Mareijke had dreamt about Uri. He had been following her. There was another man dressed in white, but she couldn’t see his face. He was ill. There was a lot of animosity between the two men. They were in the desert and there was a helicopter approaching. Uri was taking her away from the other man and she didn’t want to leave. He forced her into the helicopter. Screaming and kicking, she tried to get away from him, but it was just a terrible, terrible nightmare.
It had all felt so real. She tried to remember the man in her dream. He was someone she could trust, while Uri had become more the stranger to her. She couldn’t make sense of it. She realized that she only needed time for her memory to return. If her emotions were keeping her from remembering, she would need to work through them as patiently as possible.
Mareijke knew she couldn’t force herself to remember. It would only prolong the situation. She didn’t care if it took days or weeks or months. Eventually she would remember. The picture she had seen in the magazine was her unfaltering hope.
She fell asleep again and slept peacefully until the next morning.
Uri brought the breakfast tray to her room. He was kind and considerate, yet his dubious agenda made Mareijke uneasy.
“I think you should stay in bed today,” Uri said quietly. “You need to rest.”

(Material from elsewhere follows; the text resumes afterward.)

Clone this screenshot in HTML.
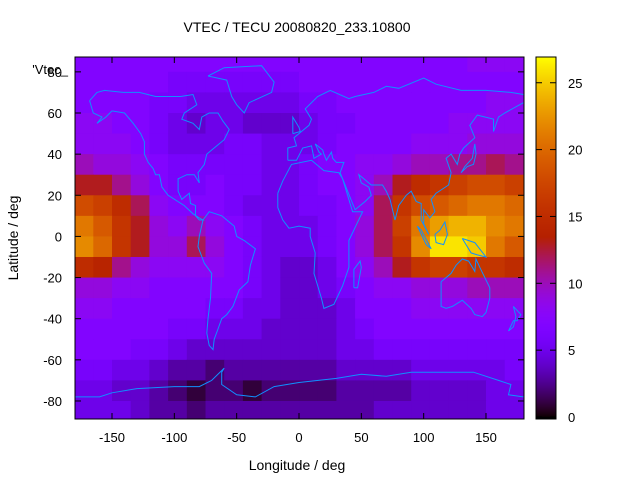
<!DOCTYPE html>
<html><head><meta charset="utf-8"><style>
body{margin:0;background:#fff;}
svg{display:block;font-family:"Liberation Sans",sans-serif;}
</style></head><body>
<svg id="chart" width="640" height="480" viewBox="0 0 640 480">
<text x="297" y="32" font-size="14" text-anchor="middle">VTEC / TECU 20080820_233.10800</text>
<g id="cells"></g>
<g id="coast"></g>
<rect x="75" y="57" width="449" height="362" fill="none" stroke="#000" stroke-width="1"/>
<g id="axes"></g>
<text x="297" y="470" font-size="14" text-anchor="middle">Longitude / deg</text>
<text transform="translate(18,238) rotate(-90)" font-size="14" text-anchor="middle">Latitude / deg</text>
<text x="68" y="74" font-size="13" text-anchor="end">'Vtec_</text>
<g id="cbar"></g>
</svg>
<script>
const lonCenters=[-172.5,-157.5,-142.5,-127.5,-112.5,-97.5,-82.5,-67.5,-52.5,-37.5,-22.5,-7.5,7.5,22.5,37.5,52.5,67.5,82.5,97.5,112.5,127.5,142.5,157.5,172.5];
const latCenters=[85,75,65,55,45,35,25,15,5,-5,-15,-25,-35,-45,-55,-65,-75,-85];
const tec=[
[7,7,7,7,7,7,7,7,7,7,7,7,7,7,7,7,7,7,7,7,7,8,8,8],
[7,7,7,7,7,6,6,6,6,6,6,6,7,7,7,7,7,7,7,7,7,7,7,7],
[7,7,7,7,6,6,5,5,5,5,5,5,6,6,7,7,7,7,7,7,7,7,8,8],
[8,8,7,7,6,5,4,5,5,4,4,4,5,6,6,7,7,7,7,7,8,8,8,8],
[8,8,8,7,6,5,5,5,6,6,5,5,5,6,7,7,7,7,8,8,8,9,9,9],
[10,9,9,8,7,6,6,6,6,6,5,5,6,7,7,8,8,9,10,10,11,11,12,11],
[13,13,11,9,7,6,6,7,6,6,5,5,6,7,7,8,10,13,15,16,17,18,18,17],
[18,17,15,12,8,7,7,7,6,5,5,5,6,6,7,8,12,16,18,19,20,21,21,20],
[21,19,16,13,9,8,10,8,7,6,5,5,5,6,7,9,12,17,21,23,24,24,22,21],
[22,20,16,13,9,9,12,9,7,6,5,5,5,6,7,9,12,16,22,26,26,25,21,19],
[15,14,11,9,8,8,8,8,7,6,5,4,4,5,7,8,10,13,16,17,17,16,16,15],
[9,9,8,8,7,7,7,7,7,6,5,4,4,5,6,7,8,8,9,9,9,10,10,10],
[8,8,7,7,7,7,7,6,6,5,5,4,4,4,5,7,7,7,8,8,8,8,8,8],
[7,7,7,7,7,6,6,5,5,5,4,4,4,4,5,6,7,7,7,7,7,7,7,7],
[7,7,7,6,6,5,4,4,4,4,4,4,4,4,5,5,6,6,6,6,6,6,6,6],
[6,6,5,5,4,3,3,2,3,3,3,3,3,3,4,4,4,4,5,5,5,5,5,6],
[5,5,4,4,3,2,1,2,2,1,2,2,2,2,3,3,3,3,4,4,4,4,5,5],
[5,5,5,4,3,3,2,3,3,3,3,3,3,3,3,3,4,4,4,4,4,4,5,5]];
const xTicks=[-150,-100,-50,0,50,100,150];
const yTicks=[-80,-60,-40,-20,0,20,40,60,80];
const cbTicks=[0,5,10,15,20,25];
const cbMax=27;
const NS='http://www.w3.org/2000/svg';
const X0=75,X1=524,Y0=57,Y1=419;
function xs(lon){return 74.6+(lon+180)*1.2467;}
function ys(lat){return 113+(60-lat)*2.057;}
function cbY(v){return 417-v*13.37;}
function pal(v){let x=Math.max(0,Math.min(1,v/cbMax));
 const r=Math.sqrt(x),g=x*x*x,b=Math.max(0,Math.sin(2*Math.PI*x));
 return `rgb(${Math.round(r*255)},${Math.round(g*255)},${Math.round(b*255)})`;}
function mk(tag,attrs,parent){const e=document.createElementNS(NS,tag);for(const k in attrs)e.setAttribute(k,attrs[k]);parent.appendChild(e);return e;}
const cells=document.getElementById('cells');
latCenters.forEach((lat,i)=>{lonCenters.forEach((lon,j)=>{
 let x0=Math.max(X0,xs(lon-7.5)),x1=Math.min(X1,xs(lon+7.5));
 let y0=Math.max(Y0,ys(lat+5)),y1=Math.min(Y1,ys(lat-5));
 const r=mk('rect',{x:x0,y:y0,width:x1-x0+0.5,height:y1-y0+0.5,fill:pal(tec[i][j])},cells);
 
 
});});
const coasts=[
[[-168,66],[-162,70],[-156,71],[-141,70],[-128,70],[-115,68],[-95,68],[-85,69],[-82,64],[-92,60],[-94,57],[-85,55],[-80,52],[-78,58],[-72,60],[-65,60],[-61,56],[-56,52],[-60,47],[-66,44],[-70,42],[-74,40],[-76,35],[-81,31],[-80,26],[-82,28],[-84,30],[-90,30],[-97,28],[-97,22],[-94,18],[-88,21],[-87,16],[-83,15],[-83,10],[-80,8],[-77,8],[-80,9],[-85,11],[-92,15],[-105,20],[-110,24],[-112,30],[-115,30],[-117,33],[-121,36],[-124,40],[-124,46],[-127,50],[-133,55],[-140,60],[-150,61],[-155,58],[-162,55],[-158,58],[-165,60],[-168,66]],
[[-77,8],[-72,12],[-62,10],[-52,5],[-50,0],[-44,-2],[-35,-6],[-39,-14],[-41,-22],[-48,-26],[-53,-34],[-58,-38],[-62,-40],[-65,-45],[-68,-50],[-69,-55],[-72,-53],[-74,-47],[-73,-40],[-71,-30],[-70,-18],[-76,-13],[-81,-5],[-80,0],[-77,8]],
[[-73,78],[-60,82],[-30,83],[-20,75],[-22,70],[-40,65],[-44,60],[-50,64],[-54,68],[-58,76],[-73,78]],
[[-17,21],[-13,27],[-6,35],[10,37],[20,32],[32,31],[35,28],[43,12],[51,12],[40,-2],[40,-15],[35,-24],[28,-33],[20,-35],[18,-30],[12,-18],[13,-8],[9,0],[9,4],[0,5],[-8,4],[-13,8],[-17,14],[-17,21]],
[[-9,37],[-9,43],[-2,44],[-4,48],[2,51],[8,54],[10,57],[5,62],[15,68],[25,71],[40,67],[45,68],[60,70],[70,73],[80,72],[100,77],[110,74],[130,71],[150,71],[170,70],[180,69]],
[[180,65],[165,60],[160,58],[156,51],[156,57],[143,59],[137,54],[141,48],[132,43],[129,40],[127,35],[122,40],[118,38],[122,31],[120,25],[110,21],[106,18],[109,12],[105,9],[100,13],[100,6],[104,1],[98,8],[98,16],[94,17],[90,22],[86,20],[80,15],[77,8],[73,18],[70,22],[67,25],[58,25],[52,28],[48,30],[50,26],[56,24],[58,20],[53,17],[45,13],[43,16],[35,28],[33,31],[36,36],[30,36],[27,38],[26,41],[22,37],[20,40],[19,42],[13,45],[16,41],[18,40],[12,38],[10,44],[3,43],[-2,37],[-9,37]],
[[114,-22],[114,-34],[118,-35],[123,-34],[131,-31],[138,-35],[141,-38],[147,-39],[150,-37],[153,-30],[153,-25],[145,-15],[142,-11],[141,-17],[136,-12],[131,-11],[126,-14],[122,-18],[114,-22]],
[[-180,-78],[-160,-78],[-150,-76],[-130,-74],[-100,-73],[-80,-73],[-70,-70],[-60,-64],[-62,-66],[-62,-72],[-50,-77],[-35,-78],[-20,-73],[0,-71],[30,-69],[50,-67],[70,-68],[90,-66],[120,-66],[140,-66],[160,-70],[170,-72],[168,-77],[180,-78]],
[[-5,50],[1,51],[0,53],[-3,56],[-5,58],[-5,55],[-5,50]],
[[44,-25],[47,-25],[50,-15],[49,-12],[44,-16],[44,-25]],
[[130,31],[135,34],[140,35],[142,40],[141,45],[139,38],[133,34],[130,31]],
[[109,1],[110,-3],[116,-4],[119,1],[117,7],[113,3],[109,1]],
[[95,5],[98,3],[106,-6],[102,-4],[95,5]],
[[172,-34],[178,-38],[175,-41],[172,-41],[168,-46],[172,-44],[174,-39],[172,-34]],
[[131,-1],[141,-3],[150,-10],[143,-9],[138,-8],[131,-1]]];
const coast=document.getElementById('coast');
coasts.forEach(pts=>{const p=mk('polyline',{points:pts.map(q=>xs(q[0]).toFixed(1)+','+ys(q[1]).toFixed(1)).join(' '),fill:'none',stroke:'#1090ff','stroke-width':1},coast);
 
 });
const axes=document.getElementById('axes');
xTicks.forEach(t=>{const x=xs(t);
 mk('line',{x1:x,x2:x,y1:Y1,y2:Y1-6,stroke:'#000'},axes);mk('line',{x1:x,x2:x,y1:Y0,y2:Y0+6,stroke:'#000'},axes);
 const l=mk('text',{x:x,y:Y1+23,'font-size':13,'text-anchor':'middle'},axes);l.textContent=t;
 
 });
yTicks.forEach(t=>{const y=ys(t);
 mk('line',{x1:X0,x2:X0+6,y1:y,y2:y,stroke:'#000'},axes);mk('line',{x1:X1,x2:X1-6,y1:y,y2:y,stroke:'#000'},axes);
 const l=mk('text',{x:X0-13,y:y+5,'font-size':13,'text-anchor':'end'},axes);l.textContent=t;
 
 });
const cb=document.getElementById('cbar');
for(let i=0;i<362;i++){const v=(417-(Y0+i))/13.37;mk('rect',{x:536,y:Y0+i,width:20,height:1.2,fill:pal(v)},cb);}
mk('rect',{x:536,y:Y0,width:20,height:362,fill:'none',stroke:'#000'},cb);
cbTicks.forEach(t=>{const y=cbY(t);
 mk('line',{x1:536,x2:542,y1:y,y2:y,stroke:'#000'},cb);mk('line',{x1:556,x2:550,y1:y,y2:y,stroke:'#000'},cb);
 const l=mk('text',{x:568,y:y+5,'font-size':13},cb);l.textContent=t;
 
 });
</script>
</body></html>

He drew the curtains, allowing the lazy sun to stretch its warm rays across the room. Mareijke ate in silence, watching Uri as he stared out of the window.
“What are your plans for today?” she asked carefully.
“Work, as usual,” he said in an aloof manner.
“Do you work here in Pretoria?” she probed.
“Yes,” he turned to look at her. His eyes bore through hers, forcing her to stop eating.
“I’m sorry,” she said quietly.
“Why?” his tone had changed as he stared at her.
“For asking,” she answered.
“You’ve been very quiet since the accident,” Uri said, watching her carefully. “Today you ask many questions, Mareijke?”
Mareijke felt vulnerable under his sharp scrutiny. He walked to the side of the bed and looked at her carefully.
“Rest well, Mareijke van Staalduinen. Rest well!”
He walked out of the room, closing the door behind him. A few minutes later she heard his car pull out of the driveway. A light frown settled on her forehead. He called her Mareijke van Staalduinen, not Ayrrault. Did he know?